Apparently, there is a bit of an uproar about a comment by a political official in Ireland who referred to the possibility that a company would be more likely to hire a man instead of a woman if the EU were to pass a law offering 20 weeks of maternity leave and 2 weeks of paternity leave. It's not often the masses get angry when additional social benefits are offered which is what makes this story interesting.
Unfortunately, the official used the term 'buxom' to refer to a woman which is generating much of the buzz but columnist Carol Hunt got right down to the meat of the matter. "Granted, the new legislation proposing two weeks of paid paternity leave is a big improvement on none, but shouldn't parents have equal responsibility for their children? Physical and post-partum issues aside, the father of a child has both a right and a duty to demand equal time with a new baby. It's called being a family -- something that, despite all our adulation of the Irish Mammy, we only pay lip-service to in Ireland."
Ms. Hunt goes on to point out that women would be more than happy to share the childcare responsibilities if it were an option. In addition, she claims that, "Practically every new father complains that he would love more time to stay home with a new baby, to bond with them and to feel a part of the new family that they have helped to create."
Her conclusion is spot-on, "If we are to create a sustainable economy with a healthy work/life balance, we have to sensibly combine fair periods of both maternity and paternity leave with far more family- friendly policies in the workplace. We need to challenge the assumption that women are the sole child-carers and men are the primary breadwinners."

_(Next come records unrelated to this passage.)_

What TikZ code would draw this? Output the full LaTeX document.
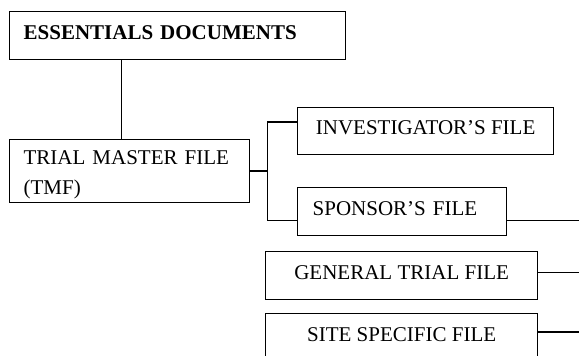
\documentclass[tikz,border=0pt]{standalone}
\usepackage{fontspec}
\setmainfont{Liberation Serif}
\begin{document}
\begin{tikzpicture}[x=0.5pt, y=-0.5pt, line width=0.65pt,
	every node/.style={font=\fontsize{10.5}{15}\selectfont},
	box/.style={draw, rectangle, inner ysep=0pt, anchor=north west},
	oneline/.style={text height=7.5pt, text depth=4pt}]
	\clip (0,0) rectangle (579,356);
	\node[box, oneline, font=\fontsize{10.5}{15}\selectfont\bfseries, text width=154pt, inner xsep=7pt, minimum height=24pt, align=left] (ess) at (9,11) {ESSENTIALS DOCUMENTS};
	\node[box, text width=106pt, inner xsep=7pt, minimum height=31.5pt, align=left] (tmf) at (9,139) {\rule{0pt}{11pt}TRIAL MASTER FILE\\(TMF)};
	\node[box, oneline, minimum width=128pt, minimum height=23.5pt] (inv) at (297,107) {INVESTIGATOR’S FILE};
	\node[box, oneline, text width=89.5pt, inner xsep=7.5pt, minimum height=24pt, align=left] (spo) at (297,187) {SPONSOR’S FILE};
	\node[box, oneline, minimum width=136pt, minimum height=24pt] (gen) at (265,251) {GENERAL TRIAL FILE};
	\node[box, oneline, minimum width=136pt, minimum height=24pt] (site) at (265,313) {SITE SPECIFIC FILE};
	\coordinate (edge) at (579,0);
	\draw ([xshift=-4pt]tmf.north) -- ([xshift=-4pt]tmf.north |- ess.south);
	\draw (tmf.east) -- ++(17,0) coordinate (fork);
	\draw ([yshift=-7.5pt]inv.north west) -| (fork) |- ([yshift=8pt]spo.south west);
	\draw ([yshift=8pt]spo.south east) -- ([yshift=8pt]spo.south east -| edge);
	\draw ([yshift=1.5pt]gen.east) -- ([yshift=1.5pt]gen.east -| edge);
	\draw ([yshift=-9.5pt]site.north east) -- ([yshift=-9.5pt]site.north east -| edge);
\end{tikzpicture}
\end{document}
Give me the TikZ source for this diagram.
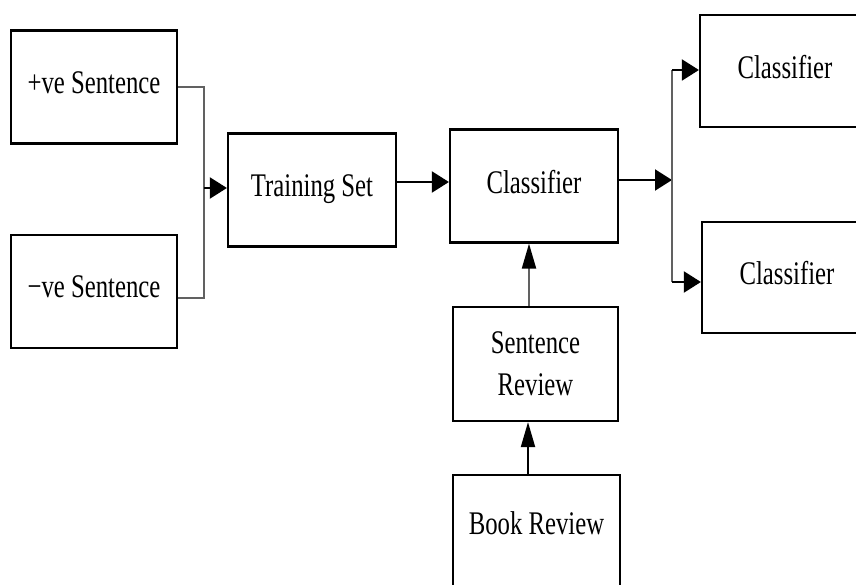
\documentclass[tikz,border=0pt]{standalone}
\usepackage{fontspec}
\setmainfont{Liberation Serif}[FakeStretch=0.75]
\usetikzlibrary{arrows.meta}
\tikzset{
  blk/.style={draw=black, line width=2.2pt, fill=white, inner sep=0pt,
    minimum width=#1, minimum height=113pt, font=\fontsize{33}{42}\selectfont,
    text depth=9pt, align=center},
  blk/.default=167pt,
  conn/.style={line width=2pt, black},
  gconn/.style={line width=2pt, black!62},
  harr/.style={-{Triangle[length=17pt,width=21pt,color=black]}},
  varr/.style={-{Triangle[length=25pt,width=14pt,color=black]}},
}
\begin{document}
\begin{tikzpicture}[x=1pt,y=-1pt]
\useasboundingbox (0,0) rectangle (856,585);
% boxes
\node[blk=166pt] (pos)   at (94,87)    {+ve Sentence};
\node[blk=166pt] (neg)   at (94,291.5) {\char"2212 ve Sentence};
\node[blk=168pt] (train) at (312,190)  {Training Set};
\node[blk=168pt] (clf)   at (534,186)  {Classifier};
\node[blk=170pt, minimum height=112pt] (c1) at (785,71)    {Classifier};
\node[blk=170pt, minimum height=111pt] (c2) at (787,277.5) {Classifier};
\node[blk=165pt, minimum height=114pt, text depth=0pt] (sr) at (535.5,364) {Sentence\\Review};
\node[blk=167pt, minimum height=114pt, text depth=18pt] (br) at (536.5,532) {Book Review};
% junction coordinates
\coordinate (jl) at (204,188);
\coordinate (jr) at (672,180);
\coordinate (jrt) at (672,70);
\coordinate (jrb) at (672,282);
% left merge
\draw[gconn] (pos.east) -| (jl);
\draw[gconn] ([yshift=-6.5pt]neg.east) -| (jl);
\draw[conn,harr] (jl) -- (train.west |- jl);
% training -> classifier
\draw[conn,harr] (train.east |- 0,182) -- (clf.west |- 0,182);
% classifier -> split
\draw[conn,harr] (clf.east |- jr) -- (jr);
\draw[gconn] (jrt) -- (jrb);
\draw[conn,harr] (jrt) -- (c1.west |- jrt);
\draw[conn,harr] (jrb) -- (c2.west |- jrb);
% vertical arrows
\draw[gconn,varr] (sr.north -| 529,0) -- (clf.south -| 529,0);
\draw[conn,varr] (br.north -| 528,0) -- (sr.south -| 528,0);
\end{tikzpicture}
\end{document}
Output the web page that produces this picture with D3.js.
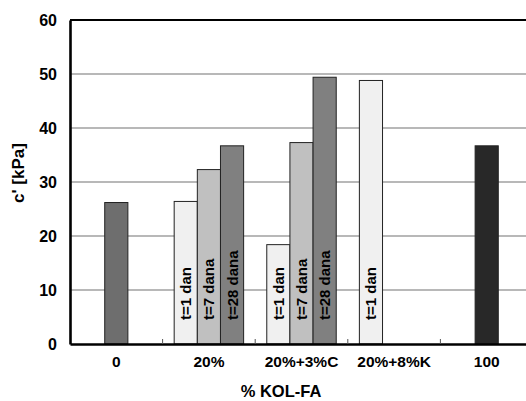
<!DOCTYPE html>
<html><head><meta charset="utf-8">
<script src="https://cdn.jsdelivr.net/npm/d3@7"></script>
<style>body{margin:0;background:#fff}svg{display:block;font-family:"Liberation Sans",Arial,sans-serif;font-weight:bold}svg text{font-family:"Liberation Sans",Arial,sans-serif;font-weight:bold}</style>
</head><body><svg id="c" width="526" height="401"></svg>
<script>
const categories = ["0", "20%", "20%+3%C", "20%+8%K", "100"];
const seriesNames = ["t=1 dan", "t=7 dana", "t=28 dana"];
const t1 = [null, 26.4, 18.4, 48.8, null];
const t7 = [26.2, 32.3, 37.3, null, 36.7];
const t28 = [null, 36.7, 49.4, null, null];
const yTicks = [0, 10, 20, 30, 40, 50, 60];
const labelledCats = ["20%", "20%+3%C", "20%+8%K"];

const seriesColors = {"t=1 dan": "#f0f0f0", "t=7 dana": "#c0c0c0", "t=28 dana": "#808080"};
const singleColors = {"0": "#6e6e6e", "100": "#282828"};

const svg = d3.select("#c");
const m = {l: 70, t: 20, r: 533, b: 344};
const x = d3.scaleBand().domain(categories).range([m.l, m.r]).padding(0);
const xs = d3.scaleBand().domain(seriesNames).range([0, x.bandwidth()]).paddingInner(0).paddingOuter(0.5);
const y = d3.scaleLinear().domain([0, 60]).range([m.b, m.t]);

// gridlines
svg.append("g").selectAll("line").data(yTicks.filter(d => d > 0 && d < 60)).join("line")
  .attr("x1", m.l).attr("x2", m.r).attr("y1", d => y(d)).attr("y2", d => y(d))
  .attr("stroke", "#a0a0a0").attr("stroke-width", 1.3);

const data = [];
const sv = [t1, t7, t28];
categories.forEach((c, i) => seriesNames.forEach((s, j) => {
  if (sv[j][i] != null) data.push({c, s, v: sv[j][i]});
}));

const bars = svg.append("g");
bars.selectAll("rect").data(data).join("rect")
  .attr("x", d => x(d.c) + xs(d.s)).attr("width", xs.bandwidth())
  .attr("y", d => y(d.v)).attr("height", d => y(0) - y(d.v))
  .attr("fill", d => singleColors[d.c] || seriesColors[d.s])
  .attr("stroke", "#222").attr("stroke-width", 1);

bars.selectAll("text").data(data.filter(d => labelledCats.includes(d.c))).join("text")
  .attr("transform", d => `translate(${x(d.c) + xs(d.s) + xs.bandwidth() / 2 + 5.5},${y(0) - 24}) rotate(-90)`)
  .attr("font-size", 15).attr("fill", "#000").text(d => d.s);

// top border
svg.append("line").attr("x1", m.l).attr("x2", m.r).attr("y1", m.t).attr("y2", m.t)
  .attr("stroke", "#000").attr("stroke-width", 2.2);

// y axis
const ya = svg.append("g").attr("transform", `translate(${m.l},0)`)
  .call(d3.axisLeft(y).tickValues(yTicks).tickSize(0).tickPadding(13));
ya.attr("font-family", null).attr("font-size", null);
ya.select(".domain").attr("stroke", "#000").attr("stroke-width", 2.6);
ya.selectAll("text").attr("font-size", 16).attr("fill", "#000").attr("dy", "0.35em");

// x axis
const xa = svg.append("g").attr("transform", `translate(0,${m.b})`)
  .call(d3.axisBottom(x).tickSize(0).tickPadding(12));
xa.attr("font-family", null).attr("font-size", null);
xa.select(".domain").attr("stroke", "#000").attr("stroke-width", 2.6);
xa.selectAll("text").attr("font-size", 15.5).attr("fill", "#000");
// inward category boundary ticks
svg.append("g").selectAll("line").data(categories.slice(1)).join("line")
  .attr("x1", d => x(d)).attr("x2", d => x(d)).attr("y1", m.b).attr("y2", m.b - 5)
  .attr("stroke", "#555").attr("stroke-width", 1);

// titles
svg.append("text").attr("x", 281).attr("y", 396.5).attr("text-anchor", "middle")
  .attr("font-size", 16.5).text("% KOL-FA");
svg.append("text").attr("transform", `translate(24,173) rotate(-90)`).attr("text-anchor", "middle")
  .attr("font-size", 17).text("c' [kPa]");
</script></body></html>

Presumably, there are already laws to against gender discrimination in hiring practices, both in Ireland and here in the US but the reality is that unequal leave policies may exacerbate the problem of gender inequality in both the home and in the workplace. Isn't it time to follow the commonsense approach of parental leave? We could eliminate the bias against hiring women and then tackle the cultural assumptions around parental roles.